Juan fue un as de la palabra desde muchacho. El famoso rector Libonio,
su maestro, que veía en el joven a su natural sucesor, sintió mucho
cuando aquel alumno prometedor prefirió la fe a la atractiva retórica.
“¡Si los cristianos no me lo hubieran robado!”, exclamará. En efecto,
Juan sí fue “robado” por la atracción que sentía por las palabras
sagradas, que estudia con atención en el círculo de Diodoro, futuro
obispo de Tarso. San Pablo es uno de sus preferidos, al que le dedicará
mucho en pensamientos y páginas. Pero toda la Biblia, con sus
enseñanzas, deja una huella profunda en aquel joven de Antioquía que
se prepara para convertirse en una espada de doble filo en el oriente
cristiano del siglo V, precisamente por aquel talento de decir las cosas
sabiendo que lo dice bien.
El espíritu no el vientre
El obispo Fabiano lo ordenó sacerdote, pero Juan, desde los años del diaconato,
demuestra rotundamente que su capacidad de hablar a la gente de las Escrituras
es fuera de lo común. Antes de esta fase, el joven también hace la experiencia
eremítica – seis años en el desierto, los últimos dos en una caverna – y esto
consolida en él un carácter de sobriedad que confiere ulterior fuerza a sus
palabras que sacuden siempre por su franqueza. Predica el amor concreto a los
hermanos más pobres, insta a los monjes a realizar obras de caridad y a
desprenderse del dinero; impulsa a los laicos a evitar la telaraña de la corrupción.
En suma, más espacio al espíritu y menos a la carne. Juan es un moralista, en el
sentido positivo del término, para una época en la que extraer de los dichos
bíblicos normas de comportamiento coherentes con la vida de un bautizado era el
camino que se recorría con frecuencia.
Patriarca incómodo
Cuando tenía alrededor de 50 años, en el 397, da el gran salto. Juan está en
Constantinopla para suceder al Patriarca Nectario. Cambia el papel: gran
visibilidad y cercanía a la corte. El único que no cambia es Juan. El fustigador de
la corrupción – que en los palacios del poder bizantino pulula – es fiel a su estilo.

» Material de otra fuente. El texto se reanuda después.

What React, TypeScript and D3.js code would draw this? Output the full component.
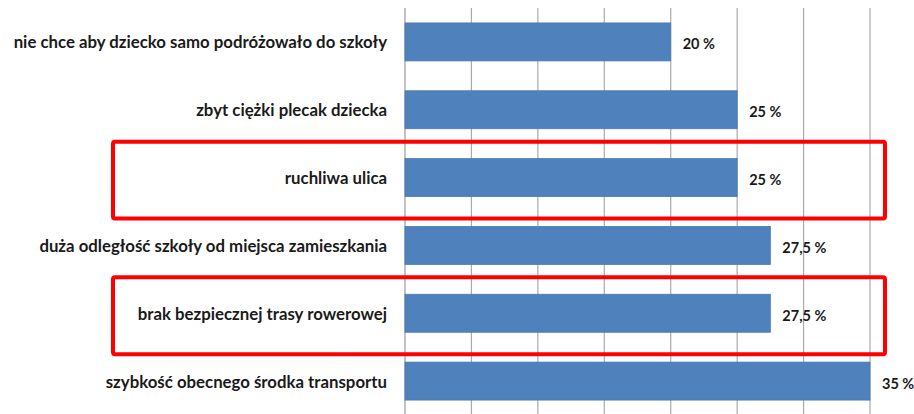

La gente lo ama por eso, tal como lo testimonian sus contemporáneos. Los que
comienzan a detestarlo cada vez más abiertamente son la nobleza y el clero,
apegados a sus privilegios y de aquel hombre que, en lugar de alinearse a los
modos del círculo del que ha entrado a formar parte, reciben frases que no hacen
descuentos. Indolencia y vicios, sobre todo por parte de quien viste una túnica,
son los blancos preferidos. Y a las palabras siguen los hechos. Muchos
presbíteros son removidos por indignidad, incluido el obispo de Éfeso. Para
muchos es demasiado. Y contra un hombre que en el fondo es más ingenuo que
astuto, parte la lista de intrigas.
“Boca de oro”
Capitanea la fronda contra Juan el Patriarca de Alejandría, Teófilo, y la emperatriz
Eudoxia. En su ausencia convocan un sínodo que obliga a Juan al exilio. Corre el
año 403, pero el alejamiento dura poco. Por aclamación popular, Juan regresa a
Constantinopla y sus adversarios vuelen a lanzar el desafío. El 9 de junio del 404
una nueva condena lo aleja del centro del Imperio. El antiguo eremita encuentra
una soledad forzada. Juan “boca de oro”, tal como será apodado tiempo después,
muere en el año 407, en Comana Pontica, durante uno de los tantos traslados que
debía realizar. Su sabiduría permanece intacta a lo largo de los siglos,
corroborada por centenares de escritos de un hombre y un sacerdote convencido
de que “en todas las cosas” deba darse “gloria a Dios”.